As and when external datasets are imported, the QA/QC routines in DataPump can be triggered to run immediately post importation, or can be scheduled to run at chosen intervals.  These generate text reports which can be used to identify and correct the errors inherent in the imported data.

DataPump undertakes all checking and QA/QC for data either within or being loaded into the Spatial Data Repository database. The broad areas of Quality Assurance and Quality Control cover Spatial, Geometry and Attribute value domains.

Business Rules are implemented, and the data is validated against these rules.  The business rules can be used to enforce a wide area of QA/QC checking, including enforcement of industry standards, such as those published by the Open Geospatial Consortium (OGC). 

Subject Matter / Domain BUSINESS RULES

Industry / Domain experts know and understand what rules to set and enforce in order to ensure that their data accurately records what is in place.  As an example, water supply companies know what diameter and types of supply pipes can join together and what types of connectors can be used to connect them.  QA/QC Business Rules can be utilised in automated checks to ensure that connectors used are appropriate for the pipe work types being connected.

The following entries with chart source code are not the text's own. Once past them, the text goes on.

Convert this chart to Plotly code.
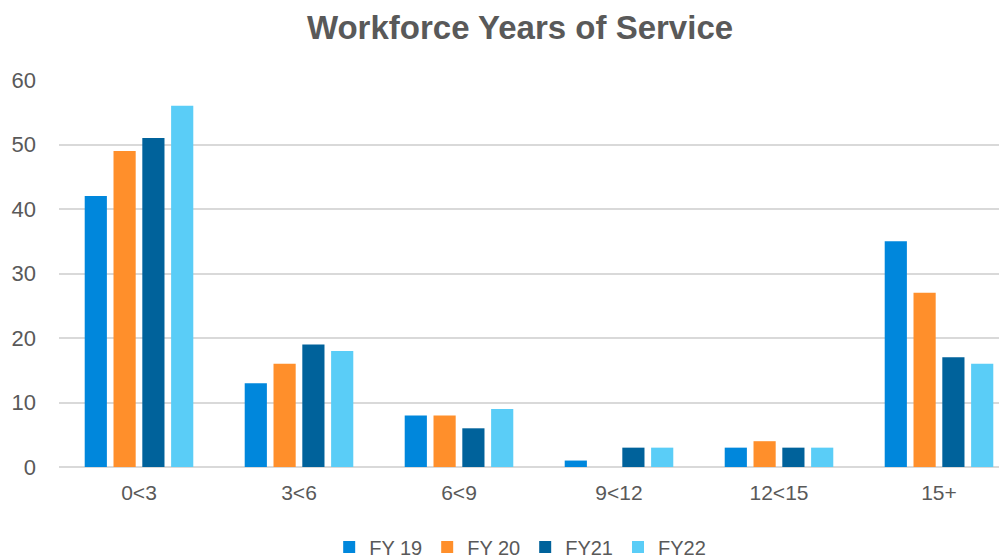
import plotly.graph_objects as go

categories = ["0<3", "3<6", "6<9", "9<12", "12<15", "15+"]
series_names = ["FY 19", "FY 20", "FY21", "FY22"]
fy19 = [42, 13, 8, 1, 3, 35]
fy20 = [49, 16, 8, 0, 4, 27]
fy21 = [51, 19, 6, 3, 3, 17]
fy22 = [56, 18, 9, 3, 3, 16]
colors = ["#0087DC", "#FF8F2B", "#00629B", "#5ACDF7"]

W, H = 999, 552  # page body has an 8px default margin

fig = go.Figure()
for name, vals, c in zip(series_names, [fy19, fy20, fy21, fy22], colors):
    fig.add_trace(go.Bar(x=list(range(len(categories))), y=vals, name=name,
                         marker=dict(color=c, line=dict(width=0))))

fig.update_layout(
    width=W, height=H,
    paper_bgcolor="white", plot_bgcolor="white",
    margin=dict(l=51, r=0, t=72, b=93, autoexpand=False),
    barmode="group", bargap=0.28, bargroupgap=0.23,
    title=dict(text="<b>Workforce Years of Service</b>", x=512 / W, xanchor="center",
               yref="container", y=1 - 19 / H, yanchor="middle",
               font=dict(family="Liberation Sans, Arial", size=33, color="#595959")),
    font=dict(family="Liberation Sans, Arial", color="#595959"),
    xaxis=dict(tickmode="array", tickvals=list(range(len(categories))), ticktext=categories,
               range=[-0.5, -0.5 + 948 / 160], showgrid=False, zeroline=False,
               showline=False, ticks="", automargin=False, ticklabelstandoff=11,
               tickfont=dict(size=21, color="#595959")),
    yaxis=dict(range=[0, 60], dtick=10, showgrid=True, gridcolor="#D9D9D9", gridwidth=1.5,
               zeroline=True, zerolinecolor="#D9D9D9", zerolinewidth=1.5, automargin=False,
               ticks="", ticklabelstandoff=22, tickfont=dict(size=22, color="#595959")),
    legend=dict(orientation="h", x=486 / W, xanchor="center", yref="container",
                y=1 - 539 / H, yanchor="middle",
                font=dict(size=20, color="#595959"), itemwidth=30, traceorder="normal"),
)

fig.write_html("out.html")
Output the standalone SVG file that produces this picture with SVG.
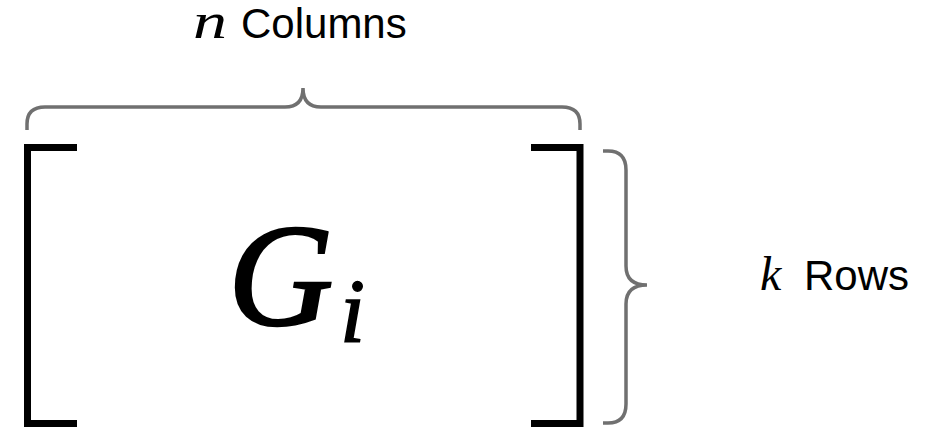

eVO Platform QA/QC enables industry and domain experts to implement their own rules to ensure that their data is of a high and dependable quality.

Rule Enforcement and Topology

To complement the powerful and highly configurable Network Connectivity within Earthlight Galactic, DataPump offers the ability to run tasks which can be set to split lines where the implemented rules state that edges should be joined – via a junction feature – where they cross, irrespective of whether there are coincident vertices or end nodes on each of the edges.

This enables topology for network data sets to be created and then Quality Assessed via automated or manually invoked processes.